Reward models illustrate this perfectly. They looked essential in PPO, became optional in DPO, and came back as verifiers in RLVR methods — structures that could be deterministic functions rather than learned models. Any abstraction built around their original form would have been obsolete twice over by now. The library survives by recognizing that strong assumptions have a short life and making that changeability central to how the codebase is organized.

This is the environment where TRL gets downloaded 3 million times a month, and where major downstream projects treat it as stable infrastructure. The field keeps shifting the ground, and users need things not to break.

From code to contract

TRL didn’t make a deliberate decision to become a library. It found out it already was one. The shift had already happened. v1.0 is the moment TRL acknowledged it explicitly.

The unusual thing about TRL’s stability model is not what it guarantees — it’s what it tolerates alongside those guarantees. Stable and experimental coexist within the same package, with explicitly different contracts. The stable core follows semantic versioning. The experimental layer makes no such promises — it’s where new methods land while they’re still being evaluated, and where the API can move fast to keep up with the field.

This isn’t a compromise. It’s a response to a specific constraint: the field produces new methods faster than any of them can earn stability. Refusing to add immature methods would make TRL irrelevant within months. Adding them all to stable would break every downstream project every time an algorithm turned out not to work as expected.

from trl import SFTTrainer
from trl.experimental.orpo import ORPOTrainer

Promotion from experimental to stable isn’t automatic. What matters is the ratio between maintenance cost and actual usage. Some methods earn their place because the community uses them heavily. Others become viable because the design makes them cheap enough to maintain.

In practice, the stable surface includes trainers for SFT, DPO, Reward modeling, RLOO, and GRPO, along with their close variants. The experimental surface is broader and moves faster.

What actually changed

The breaking changes needed to reach v1.0 were distributed deliberately across the 0.x releases. No big bang migration. Each release ate a manageable amount of pain so that v1.0 wouldn’t require a rewrite of everyone’s code.

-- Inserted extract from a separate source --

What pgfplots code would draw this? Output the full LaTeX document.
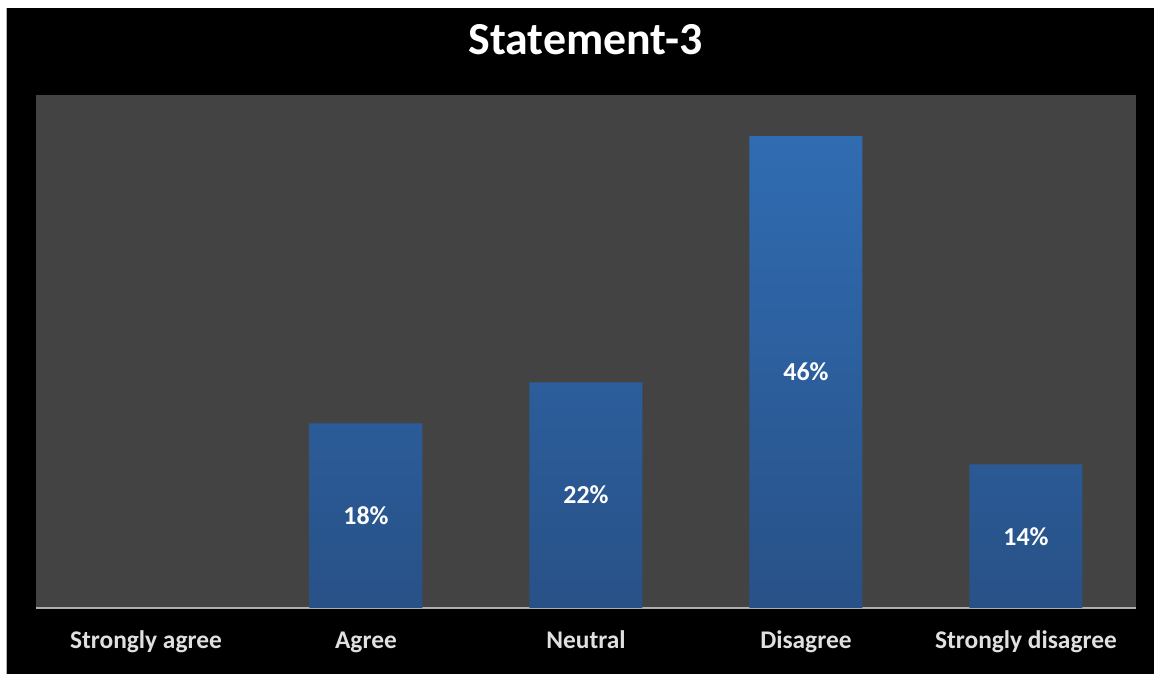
\documentclass[border=0pt]{standalone}
\usepackage{pgfplots}
\pgfplotsset{compat=1.18}
\usepackage{fontspec}
\setmainfont{Carlito}
\definecolor{plotbg}{RGB}{67,67,67}
\definecolor{bartop}{RGB}{48,108,178}
\definecolor{barbot}{RGB}{40,81,135}
\definecolor{axisgray}{RGB}{175,175,175}
\begin{document}
\begin{tikzpicture}
\fill[white] (0,0) rectangle (1154bp,674bp);
\fill[black] (6bp,0) rectangle (1154bp,666bp);
\draw[gray!60, line width=1bp] (6.5bp,0) -- (6.5bp,666bp);
\node[font=\bfseries\fontsize{46}{50}\selectfont, text=white, anchor=base, inner sep=0pt] at (585.5bp,619bp) {Statement-3};
\begin{axis}[
  at={(36bp,66bp)}, anchor=south west,
  scale only axis, width=1100bp, height=513bp,
  xmin=-0.5, xmax=4.5, ymin=0, ymax=50,
  axis background/.style={fill=plotbg},
  axis x line=bottom, axis y line=none,
  x axis line style={draw=axisgray, line width=2bp, -},
  xtick={0,1,2,3,4},
  xticklabels={Strongly agree, Agree, Neutral, Disagree, Strongly disagree},
  major tick length=0pt,
  xticklabel style={font=\bfseries\fontsize{25.5}{28}\selectfont, text=white!88!black, anchor=base, inner sep=0pt, yshift=-40bp},
  ytick=\empty,
  clip=false,
]
\addplot[ybar, bar width=113bp, draw=none, top color=bartop, bottom color=barbot]
  coordinates {(1,18) (2,22) (3,46) (4,14)};
\addplot[draw=none, mark=none, y filter/.expression={y/2},
  point meta=explicit symbolic, nodes near coords,
  every node near coord/.append style={anchor=center, inner sep=0pt, text=white, font=\bfseries\fontsize{26}{28}\selectfont}]
  coordinates {(1,18) [18\%] (2,22) [22\%] (3,46) [46\%] (4,14) [14\%]};
\end{axis}
\end{tikzpicture}
\end{document}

I appreciate this approach more than I can say. Most open-source projects handle breaking changes by ripping the bandaid off — one massive release that breaks everything, then everyone scrambles. TRL spread the pain out over time, which is harder to coordinate but much kinder to users.

Where this leaves us

TRL v1.0 isn’t perfect. The experimental/stable split is clever, but it puts the burden on users to know which is which. Newcomers will inevitably grab an experimental trainer, hit unexpected behavior, and blame the library. The documentation does a decent job labeling things, but it’s not foolproof.

Still, this is the most honest approach I’ve seen to building software in a field that keeps invalidating its own assumptions. TRL doesn’t pretend to have found the one true abstraction. It just admits that everything will change and builds accordingly. That’s rare, and it’s worth paying attention to.